Russian Sub Patrol Raises Serious Questions
News outlets and web sites around the world yesterday reported the startling news that after a nearly twenty year hiatus a Russian attack submarine was conducting a combat patrol off the East Coast of the United States. During the last decades of the Cold War, Soviet submarines routinely prowled our shores trying to detect U.S. ballistic missile submarines entering or leaving port. One would have thought that the least likely time for Moscow to behave in a manner more befitting its erstwhile Communist bosses was in the early months of the Obama Administration and in the aftermath of a new agreement with the United States to pursue strategic arms reductions. Apparently, old habits die hard in the Kremlin.
What is most disturbing about this incident is that the Russian submarine is reported to be patrolling off the coast of Georgia. This state is the home of the King’s Bay base which supports the U.S. strategic ballistic missile submarine (SSBN) fleet, the heart of this country’s strategic deterrent.

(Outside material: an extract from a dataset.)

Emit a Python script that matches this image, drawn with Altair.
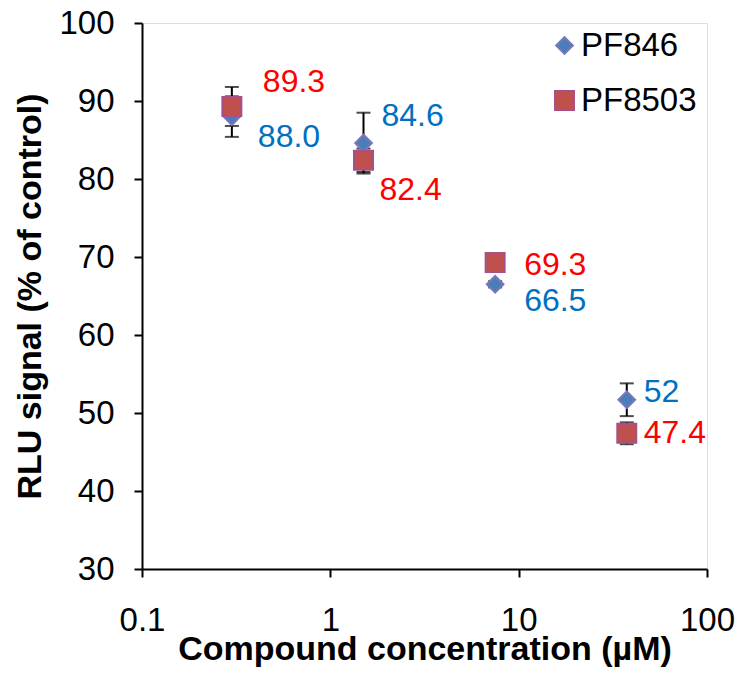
import altair as alt
import pandas as pd

# ---- data ----
conc = [0.3, 1.5, 7.5, 37.5]
pf846 = [88.0, 84.6, 66.5, 51.7]
pf846_err = [2.6, 3.9, 0.4, 2.1]
pf846_lbl = ["88.0", "84.6", "66.5", "52"]
pf8503 = [89.3, 82.4, 69.3, 47.4]
pf8503_err = [2.5, 1.5, 0.4, 1.4]
pf8503_lbl = ["89.3", "82.4", "69.3", "47.4"]
series = ["PF846", "PF8503"]
x_ticks = [0.1, 1, 10, 100]
y_ticks = [30, 40, 50, 60, 70, 80, 90, 100]

# label offsets (pixels) – layout only
off846 = [(26, 20), (18, -27), (29, 17), (17, -8)]
off8503 = [(31, -24), (16, 30), (29, 3), (17, 0)]

rows = []
for i, c in enumerate(conc):
    rows.append(dict(conc=c, val=pf846[i], lo=pf846[i] - pf846_err[i], hi=pf846[i] + pf846_err[i],
                     series="PF846", lbl=pf846_lbl[i], idx=i))
for i, c in enumerate(conc):
    rows.append(dict(conc=c, val=pf8503[i], lo=pf8503[i] - pf8503_err[i], hi=pf8503[i] + pf8503_err[i],
                     series="PF8503", lbl=pf8503_lbl[i], idx=i))
df = pd.DataFrame(rows)

FONT = "Liberation Sans"

xscale = alt.Scale(type="log", domain=[0.1, 100], nice=False)
yscale = alt.Scale(domain=[30, 100], nice=False, zero=False)

xaxis = alt.Axis(values=x_ticks, format="~g", title="Compound concentration (µM)",
                 grid=False, tickSize=8, tickWidth=2, domainWidth=2, domainColor="black",
                 tickColor="black", labelFontSize=33, labelFont=FONT, labelColor="black",
                 labelPadding=27, labelFlush=False, titleFont=FONT, titleFontSize=34,
                 titleFontWeight="bold", titleColor="black", titleY=63, titleBaseline="top")
yaxis = alt.Axis(values=y_ticks, title="RLU signal (% of control)", grid=False, tickSize=8,
                 tickWidth=2, domainWidth=2, domainColor="black", tickColor="black",
                 labelFontSize=33, labelFont=FONT, labelColor="black", labelPadding=20,
                 labelFlush=False, titleFont=FONT, titleFontSize=34, titleFontWeight="bold",
                 titleColor="black", titleX=-112, titleY=273, titleAngle=-90,
                 titleAlign="center", titleBaseline="middle")


def X():
    return alt.X("conc:Q", scale=xscale, axis=xaxis)


def Y(field):
    return alt.Y(field, type="quantitative", scale=yscale, axis=yaxis, title="RLU signal (% of control)")


base = alt.Chart(df)

err_rule = base.mark_rule(color="black", strokeWidth=2).encode(
    x=X(), y=Y("lo"), y2="hi:Q")
cap_lo = base.mark_tick(color="black", orient="horizontal", size=14, thickness=2).encode(
    x=X(), y=Y("lo"))
cap_hi = base.mark_tick(color="black", orient="horizontal", size=14, thickness=2).encode(
    x=X(), y=Y("hi"))

leg = alt.Legend(title=None, orient="none", legendX=406, legendY=6,
                 labelFont=FONT, labelFontSize=33, labelColor="black",
                 symbolStrokeWidth=2, rowPadding=21, labelOffset=0, padding=0)

points = base.mark_point(filled=True, opacity=1, strokeWidth=2, strokeOpacity=1).encode(
    x=X(), y=Y("val"),
    shape=alt.Shape("series:N", scale=alt.Scale(domain=series, range=["diamond", "square"]), legend=leg),
    fill=alt.Fill("series:N", scale=alt.Scale(domain=series, range=["#4a7ebb", "#c0504d"]), legend=leg),
    stroke=alt.Stroke("series:N", scale=alt.Scale(domain=series, range=["#7b78b8", "#a4508c"]), legend=leg),
    size=alt.Size("series:N", scale=alt.Scale(domain=series, range=[280, 360]), legend=leg),
    order=alt.Order("series:N", sort="ascending"),
)

texts = []
for i in range(len(conc)):
    for s, offs, col in (("PF846", off846, "#0070c0"), ("PF8503", off8503, "#ff0000")):
        dx, dy = offs[i]
        texts.append(
            base.transform_filter((alt.datum.series == s) & (alt.datum.idx == i))
            .mark_text(align="left", baseline="middle", dx=dx, dy=dy, font=FONT, fontSize=32, color=col)
            .encode(x=X(), y=Y("val"), text="lbl:N")
        )

chart = alt.layer(err_rule, cap_lo, cap_hi, points, *texts).properties(
    width=565, height=546,
    autosize=alt.AutoSizeParams(type="none"),
    padding={"left": 142, "top": 23, "right": 36, "bottom": 108},
).configure_view(stroke=None).configure(background="white")

chart.save("out.html", embed_options={"renderer": "svg", "actions": False})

When the U.S. possessed several thousand strategic delivery systems (read missiles and bombers) and many thousand warheads the threat posed by a Russian submarine to the security of this country’s deterrent force was minimal. However, today the U.S. has only fourteen SSBNs. A new strategic arms treaty could reduce that number even further, increasing the value of each remaining submarine. From this perspective, a Russian attack submarine lying in wait near the base is an implicit threat to the stability of our deterrent force.